_TASK TO CARRY OUT_: Please copy the lines below exactly, from the first one through the line showing "const yTicks = [0, 0.2, 0.4, 0.6, 0.8];".

Entries with chart source code:

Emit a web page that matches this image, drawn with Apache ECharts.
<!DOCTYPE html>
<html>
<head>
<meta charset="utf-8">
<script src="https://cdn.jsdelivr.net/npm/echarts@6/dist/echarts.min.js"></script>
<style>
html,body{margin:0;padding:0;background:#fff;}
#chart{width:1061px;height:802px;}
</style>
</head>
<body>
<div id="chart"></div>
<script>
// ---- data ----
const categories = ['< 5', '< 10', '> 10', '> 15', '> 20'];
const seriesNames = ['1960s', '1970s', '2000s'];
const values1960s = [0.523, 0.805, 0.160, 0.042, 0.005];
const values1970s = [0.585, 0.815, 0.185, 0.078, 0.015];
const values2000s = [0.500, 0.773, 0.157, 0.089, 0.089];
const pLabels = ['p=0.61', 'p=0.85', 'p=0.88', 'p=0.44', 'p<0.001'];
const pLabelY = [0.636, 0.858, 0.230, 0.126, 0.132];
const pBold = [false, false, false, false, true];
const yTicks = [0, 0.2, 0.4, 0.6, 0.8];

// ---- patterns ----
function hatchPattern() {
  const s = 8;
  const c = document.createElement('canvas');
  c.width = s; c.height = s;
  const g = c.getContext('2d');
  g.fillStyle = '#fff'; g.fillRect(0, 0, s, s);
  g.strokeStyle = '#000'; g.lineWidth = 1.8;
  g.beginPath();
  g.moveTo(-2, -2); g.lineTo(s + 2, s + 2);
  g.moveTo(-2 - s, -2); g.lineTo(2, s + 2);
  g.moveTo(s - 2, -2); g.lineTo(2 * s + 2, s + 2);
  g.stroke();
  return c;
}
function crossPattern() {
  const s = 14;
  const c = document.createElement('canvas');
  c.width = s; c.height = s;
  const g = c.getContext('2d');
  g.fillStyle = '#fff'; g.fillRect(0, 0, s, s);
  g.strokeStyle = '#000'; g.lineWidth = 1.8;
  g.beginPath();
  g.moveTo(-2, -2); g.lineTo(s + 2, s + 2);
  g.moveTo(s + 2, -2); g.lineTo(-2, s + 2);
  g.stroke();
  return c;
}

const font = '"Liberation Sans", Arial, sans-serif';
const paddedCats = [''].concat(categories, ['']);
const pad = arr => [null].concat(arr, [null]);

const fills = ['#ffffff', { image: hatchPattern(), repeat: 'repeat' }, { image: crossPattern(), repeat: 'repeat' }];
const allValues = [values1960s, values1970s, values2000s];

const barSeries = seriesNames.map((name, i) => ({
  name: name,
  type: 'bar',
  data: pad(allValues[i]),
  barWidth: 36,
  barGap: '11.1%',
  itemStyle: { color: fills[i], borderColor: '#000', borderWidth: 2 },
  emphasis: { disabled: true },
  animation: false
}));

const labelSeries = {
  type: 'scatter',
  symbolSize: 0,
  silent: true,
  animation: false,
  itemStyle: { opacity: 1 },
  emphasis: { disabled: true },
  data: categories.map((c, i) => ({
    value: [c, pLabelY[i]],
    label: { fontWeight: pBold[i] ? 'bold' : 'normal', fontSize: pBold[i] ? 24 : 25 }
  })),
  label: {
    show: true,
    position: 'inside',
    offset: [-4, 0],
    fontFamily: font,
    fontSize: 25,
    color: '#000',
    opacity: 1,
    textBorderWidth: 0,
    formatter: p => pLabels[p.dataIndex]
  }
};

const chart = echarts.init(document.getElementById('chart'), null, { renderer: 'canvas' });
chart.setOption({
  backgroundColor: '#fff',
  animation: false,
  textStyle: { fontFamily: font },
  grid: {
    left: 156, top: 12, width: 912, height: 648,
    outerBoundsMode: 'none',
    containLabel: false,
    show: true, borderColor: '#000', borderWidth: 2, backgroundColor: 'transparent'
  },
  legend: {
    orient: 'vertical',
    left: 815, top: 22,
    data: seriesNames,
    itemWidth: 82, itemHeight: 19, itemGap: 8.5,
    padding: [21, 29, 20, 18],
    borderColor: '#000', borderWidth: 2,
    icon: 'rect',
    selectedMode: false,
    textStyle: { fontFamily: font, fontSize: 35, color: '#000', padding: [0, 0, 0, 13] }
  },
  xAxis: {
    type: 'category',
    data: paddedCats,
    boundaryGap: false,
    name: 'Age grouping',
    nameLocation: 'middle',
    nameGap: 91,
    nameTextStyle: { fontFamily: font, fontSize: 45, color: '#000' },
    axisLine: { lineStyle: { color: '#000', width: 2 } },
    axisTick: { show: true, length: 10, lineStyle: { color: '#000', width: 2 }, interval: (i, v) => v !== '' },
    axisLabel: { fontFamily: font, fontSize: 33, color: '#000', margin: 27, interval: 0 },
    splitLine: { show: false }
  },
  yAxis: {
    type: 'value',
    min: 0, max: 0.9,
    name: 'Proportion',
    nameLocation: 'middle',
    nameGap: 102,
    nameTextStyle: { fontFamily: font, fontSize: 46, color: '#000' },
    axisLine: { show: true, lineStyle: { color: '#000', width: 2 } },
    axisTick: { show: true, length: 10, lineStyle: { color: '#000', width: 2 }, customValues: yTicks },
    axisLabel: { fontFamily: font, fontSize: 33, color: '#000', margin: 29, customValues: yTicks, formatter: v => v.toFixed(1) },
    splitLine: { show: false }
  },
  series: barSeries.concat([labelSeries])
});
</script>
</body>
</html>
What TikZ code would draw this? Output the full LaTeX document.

_RESULT BELOW_:
Emit a web page that matches this image, drawn with Apache ECharts.
<!DOCTYPE html>
<html>
<head>
<meta charset="utf-8">
<script src="https://cdn.jsdelivr.net/npm/echarts@6/dist/echarts.min.js"></script>
<style>
html,body{margin:0;padding:0;background:#fff;}
#chart{width:1061px;height:802px;}
</style>
</head>
<body>
<div id="chart"></div>
<script>
// ---- data ----
const categories = ['< 5', '< 10', '> 10', '> 15', '> 20'];
const seriesNames = ['1960s', '1970s', '2000s'];
const values1960s = [0.523, 0.805, 0.160, 0.042, 0.005];
const values1970s = [0.585, 0.815, 0.185, 0.078, 0.015];
const values2000s = [0.500, 0.773, 0.157, 0.089, 0.089];
const pLabels = ['p=0.61', 'p=0.85', 'p=0.88', 'p=0.44', 'p<0.001'];
const pLabelY = [0.636, 0.858, 0.230, 0.126, 0.132];
const pBold = [false, false, false, false, true];
const yTicks = [0, 0.2, 0.4, 0.6, 0.8];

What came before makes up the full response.